(Berlin, July 30, 2020) Deutsche Bahn (DB) is investing record sums to tackle the Covid-19 pandemic and return to a path of growth. DB, like so many companies around the globe, has seen its financials hit hard by the pandemic, which caused revenues and profits to fall sharply in the first six months of 2020. DB closed out the first half of the year with adjusted earnings before interest and taxes (EBIT adjusted) of minus EUR 1.8 billion. Extraordinary effects driven mainly by an impairment at the subsidiary DB Arriva of EUR 1.4 billion have been recorded additionally, leading in total to an after taxes loss of EUR 3.7 billion in the first half of 2020.
DB and the German government remain committed to their long-term modernization and expansion program for rail in Germany; accordingly, capital expenditures continued to rise in the first half of 2020. Gross capital expenditures were at EUR 5.6 billion; net capital expenditures at EUR 2.8 billion. Those were record levels, and the highest half-year capital expenditure figures in DB's history.
Richard Lutz: "We are essential to the functioning of society"
"Covid-19 put an abrupt stop to the successful growth we were seeing, and plunged DB into the worst financial crisis in its history," said Dr. Richard Lutz, CEO and Chairman of the Management Board of DB, in Berlin. "But the virus has also shown how critically important rail is for Germany and Europe. We are essential to the functioning of society. Even in very difficult times, we keep people and goods moving." The Covid-19 pandemic had been a stress test for DB, said Lutz, and the company had passed this test, thanks to the Strong Rail strategy it put in place a year ago. "Rail is an eco-friendly form of transport, and we are working each and every day to shift more traffic to rail again," Lutz said. "We are continuing to invest, as clearly evidenced by the 30 new ICE trains we have purchased."
DB Group revenues fell 11.8%, to EUR 19.4 billion, in the first half of 2020. Just under 663 million passengers used DB's local, regional and long distance trains in Germany. That was a drop of 37% compared to the first half of 2019, and it came despite the fact that DB had actually raised patronage considerably in January and February, due in part to a reduction in value added tax.
Volume sold in DB's long distance rail passenger business fell 44% in the first half of 2020, to just under 12 billion passenger kilometers.
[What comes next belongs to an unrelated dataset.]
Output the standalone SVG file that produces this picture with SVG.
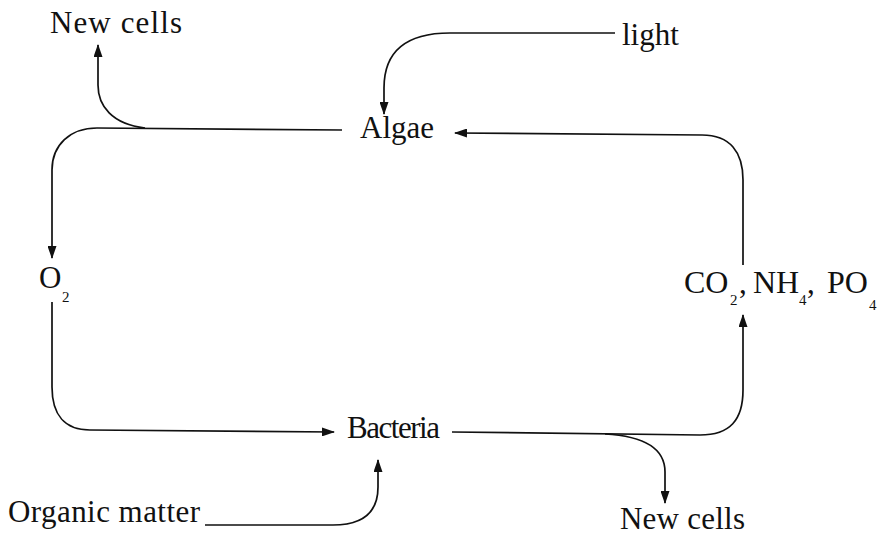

Volume sold was also down 41% in rail transport at DB Regional, and down close to 13% at DB Cargo. DB Cargo did transport more food and pandemic-related products but also faced serious challenges such as the temporary shutdown of a number of key industries.
Germany loosened its Covid restrictions in late spring, and DB's core business has been seeing improvements since May.
Punctuality improved considerably compared to the first half of 2019. DB Long Distance delivered service punctuality of 83.5%, its highest half-year rate in 12 years. And the number of customers who said they were satisfied with service on their current journey was higher in June than in any month of the ten years before.
Outside Germany, the picture was mixed. DB Arriva, DB Group's subsidiary for local passenger transport in Europe, had long been grappling with Brexit and with challenging developments on the British rail market. The Covid-19 pandemic, which came on top of these challenges, had a particularly serious impact on DB Arriva because the company does business in the UK, Italy, Spain and other countries that were hit especially hard. This situation ultimately made it necessary to make an impairment of EUR 1.4 billion at DB Arriva.
DB Schenker, DB Group's international logistics subsidiary, has done well in the crisis, despite falling revenues. DB Schenker was able to demonstrate its importance to global supply chains, and the company lifted adjusted earnings before interest and taxes to EUR 278 million, an increase of 16.8% year on year.
CFO Holle: "We want to shape the future, not cut costs at its expense"
DB continued to hire new people at record levels in the first half of the year, accepting roughly 19,000 applicants. Investment in infrastructure and rolling stock was also at record levels. "This testifies to a commitment we share with the German government," said Dr. Levin Holle, DB's CFO. "It is a commitment to climate protection and growth. We want to shape the future, not cut costs at its expense."
It will take some time for DB's investment in growth to become visible in the company's bottom line. DB expects adjusted losses before interest and taxes of up to EUR 3.5 billion for 2020 as a whole. That would be the highest operating loss in the Group's history. Revenues could sink as low as EUR 38.5 billion in 2020. The uncertainty associated with such forecasts remains high.